Cold wax is a mixture made of beeswax, resins, oils and mineral spirits. I mostly mix it at a 50:50 ratio with my oil paints or natural earth pigments. Painting with cold wax & oil is a process of addition and subtraction. Laying down layers of oil and wax, I impress textures, scratch, scrape, lay more layers of colors and wax and continue until I feel it is finished. You are continuously obscuring layers beneath by applying more layers with brayers, squeegees, palette knives and brushes. Then revealing layers beneath the surface with the sgrafitto techniques like scratching with palette knives, etc., and using solvents.
The process in creating this cold wax & oil on birch went through many changes.

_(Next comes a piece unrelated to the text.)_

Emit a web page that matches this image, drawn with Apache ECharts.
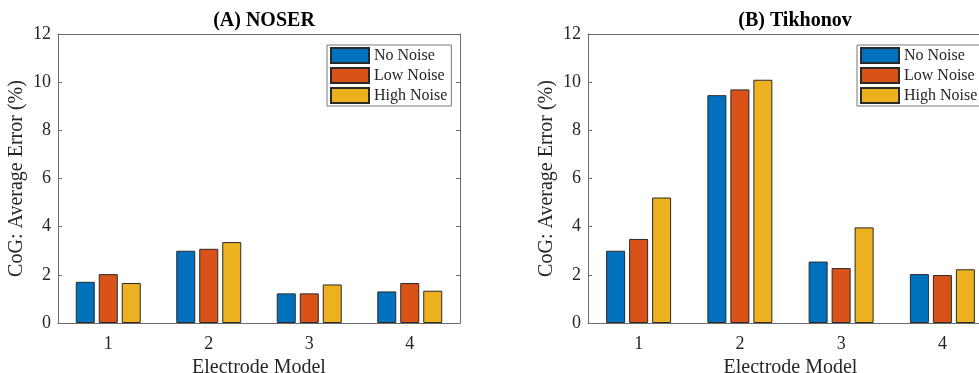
<!DOCTYPE html>
<html><head><meta charset="utf-8">
<script src="https://cdn.jsdelivr.net/npm/echarts@6/dist/echarts.min.js"></script>
<style>html,body{margin:0;padding:0;background:#fff}#c{width:979px;height:373px}</style>
</head><body><div id="c"></div>
<script>
const categories = ['1', '2', '3', '4'];
const seriesNames = ['No Noise', 'Low Noise', 'High Noise'];
const noserNoNoise = [1.71, 3.00, 1.23, 1.31];
const noserLowNoise = [2.03, 3.08, 1.23, 1.66];
const noserHighNoise = [1.66, 3.36, 1.60, 1.34];
const tikNoNoise = [3.00, 9.46, 2.55, 2.03];
const tikLowNoise = [3.49, 9.70, 2.28, 1.99];
const tikHighNoise = [5.21, 10.10, 3.97, 2.23];
const titles = ['(A) NOSER', '(B) Tikhonov'];
const xName = 'Electrode Model';
const yName = 'CoG: Average Error (%)';
const colors = ['#0072BD', '#D95319', '#EDB120'];

const FONT = 'Liberation Serif';
const TXT = '#262626';
const AX = '#6b6b6b';
const grids = [
  {left: 58, top: 34, width: 402, height: 289, containLabel: false, outerBoundsMode: 'none'},
  {left: 588, top: 34, width: 405, height: 289, containLabel: false, outerBoundsMode: 'none'}
];
const xAxes = [], yAxes = [], series = [];
grids.forEach((g, i) => {
  xAxes.push({
    type: 'category', gridIndex: i, data: categories, position: 'bottom',
    name: xName, nameLocation: 'middle', nameGap: 35,
    nameTextStyle: {fontFamily: FONT, fontSize: 20, color: TXT},
    axisLine: {onZero: false, lineStyle: {color: AX, width: 1}},
    axisTick: {inside: true, alignWithLabel: true, length: 4, lineStyle: {color: AX}},
    axisLabel: {fontFamily: FONT, fontSize: 18, color: TXT, margin: 12},
    splitLine: {show: false}
  });
  xAxes.push({
    type: 'category', gridIndex: i, data: categories, position: 'top',
    axisLine: {show: true, onZero: false, lineStyle: {color: AX, width: 1}},
    axisTick: {inside: true, alignWithLabel: true, length: 4, lineStyle: {color: AX}},
    axisLabel: {show: false}
  });
  yAxes.push({
    type: 'value', gridIndex: i, min: 0, max: 12, interval: 2, position: 'left',
    name: yName, nameLocation: 'middle', nameGap: 31, nameRotate: 90,
    nameTextStyle: {fontFamily: FONT, fontSize: 20, color: TXT},
    axisLine: {show: true, onZero: false, lineStyle: {color: AX, width: 1}},
    axisTick: {show: true, inside: true, length: 4, lineStyle: {color: AX}},
    axisLabel: {fontFamily: FONT, fontSize: 18, color: TXT, margin: 7},
    splitLine: {show: false}
  });
  yAxes.push({
    type: 'value', gridIndex: i, min: 0, max: 12, interval: 2, position: 'right',
    axisLine: {show: true, onZero: false, lineStyle: {color: AX, width: 1}},
    axisTick: {show: true, inside: true, length: 4, lineStyle: {color: AX}},
    axisLabel: {show: false},
    splitLine: {show: false}
  });
});
const data = [[noserNoNoise, noserLowNoise, noserHighNoise], [tikNoNoise, tikLowNoise, tikHighNoise]];
data.forEach((set, gi) => {
  set.forEach((vals, si) => {
    series.push({
      type: 'bar', name: seriesNames[si], xAxisIndex: gi * 2, yAxisIndex: gi * 2,
      data: vals, barWidth: 19, barGap: '21%',
      itemStyle: {color: colors[si], borderColor: '#2a2a2a', borderWidth: 1},
      emphasis: {disabled: true}
    });
  });
});
const legendBase = {
  orient: 'vertical', top: 45, itemWidth: 38, itemHeight: 15, itemGap: 3,
  itemTextGap: 3, padding: [2, 4, 2, 3], icon: 'rect',
  backgroundColor: '#fff', borderColor: '#777', borderWidth: 1,
  textStyle: {fontFamily: FONT, fontSize: 16, color: TXT, lineHeight: 17},
  data: seriesNames, selectedMode: false
};
const option = {
  animation: false,
  title: [
    {text: titles[0], left: 259, top: 6, textAlign: 'center',
     textStyle: {fontFamily: FONT, fontSize: 20, fontWeight: 'bold', color: '#000'}},
    {text: titles[1], left: 790, top: 6, textAlign: 'center',
     textStyle: {fontFamily: FONT, fontSize: 20, fontWeight: 'bold', color: '#000'}}
  ],
  grid: grids,
  xAxis: xAxes,
  yAxis: yAxes,
  legend: [Object.assign({}, legendBase, {left: 327}), Object.assign({}, legendBase, {left: 857})],
  series: series
};
echarts.init(document.getElementById('c')).setOption(option);
</script></body></html>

I began remembering the beautiful color clays of Rousillon, in France, and covered the birch board with terra cotta and mixed in sand I brought home from Provence to add texture.

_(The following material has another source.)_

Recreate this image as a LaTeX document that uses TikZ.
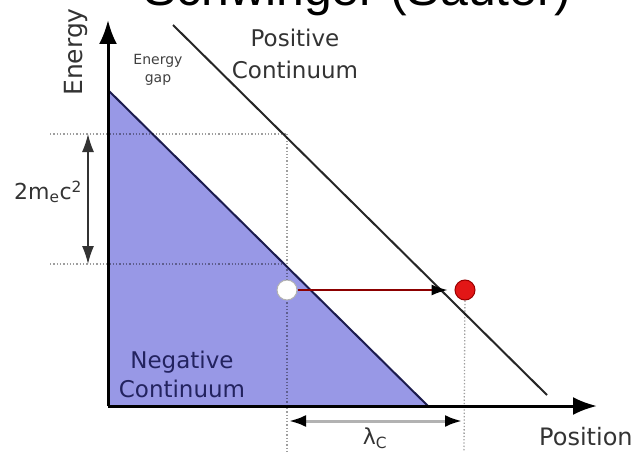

Stage 1: Covering the surface with three layers to build up a surface for impressing textures. As I continued to build up colors, adding siennas and oranges I began thinking about the earth and the changes it goes through. Some naturally, others perpetrated by man. I remembered visiting an old mall in Baltimore that has since been abandoned and is returning to its natural state with grasses, sedges, small bushes and such springing up.

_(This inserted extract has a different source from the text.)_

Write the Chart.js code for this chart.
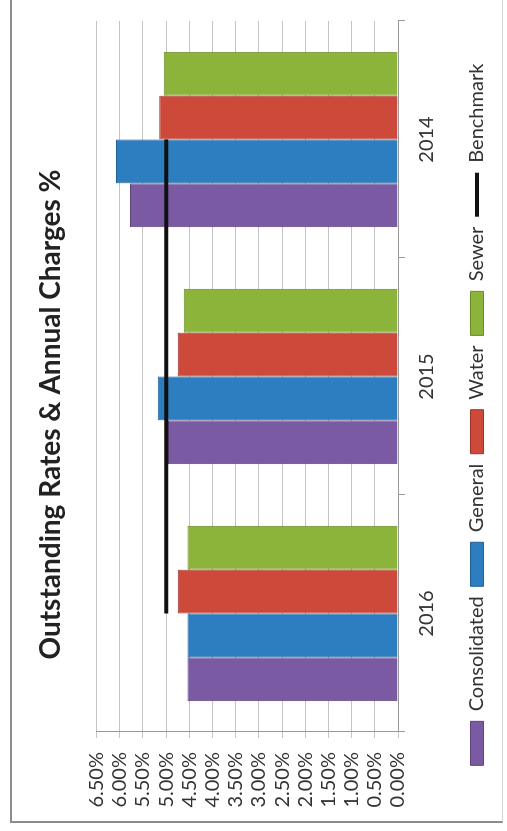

Stage 2: I began to add other colors in stripes with a brayer. Then began scratching through the colors with a palette knife to reveal what was beneath. To reveal some shapes and color, I used a brush dipped in Gamsol, a solvent, and created brush strokes. After a minute, I took a squeegee and scraped down the surface to remove the solvent, leaving the shape created by the brush stroke showing the colors beneath the surface.
Stage 3: Idea begins to develop. With all the sad news lately; fracking, soldiers in Afghanistan, kids shooting kids, I was moved to add a dark linear object to symbolize the destruction of the natural balance. I also added a block of light with lines for energy that lies beneath that continues to emit positivity. The energy will continue to grow despite what destructive activities man places on the earth.
Over the course of a few weeks, the work finally made peace with me and a haiku evolved in my mind.
“In a world of despair,
expectations and hope lives,
between earth and sky.”
My completed work at the right, Hope Lies Between Earth & Sky, is my representation of the thought that through wars, devastation, hardships, and even death, the earth & universe will continue to project positive energy and hope.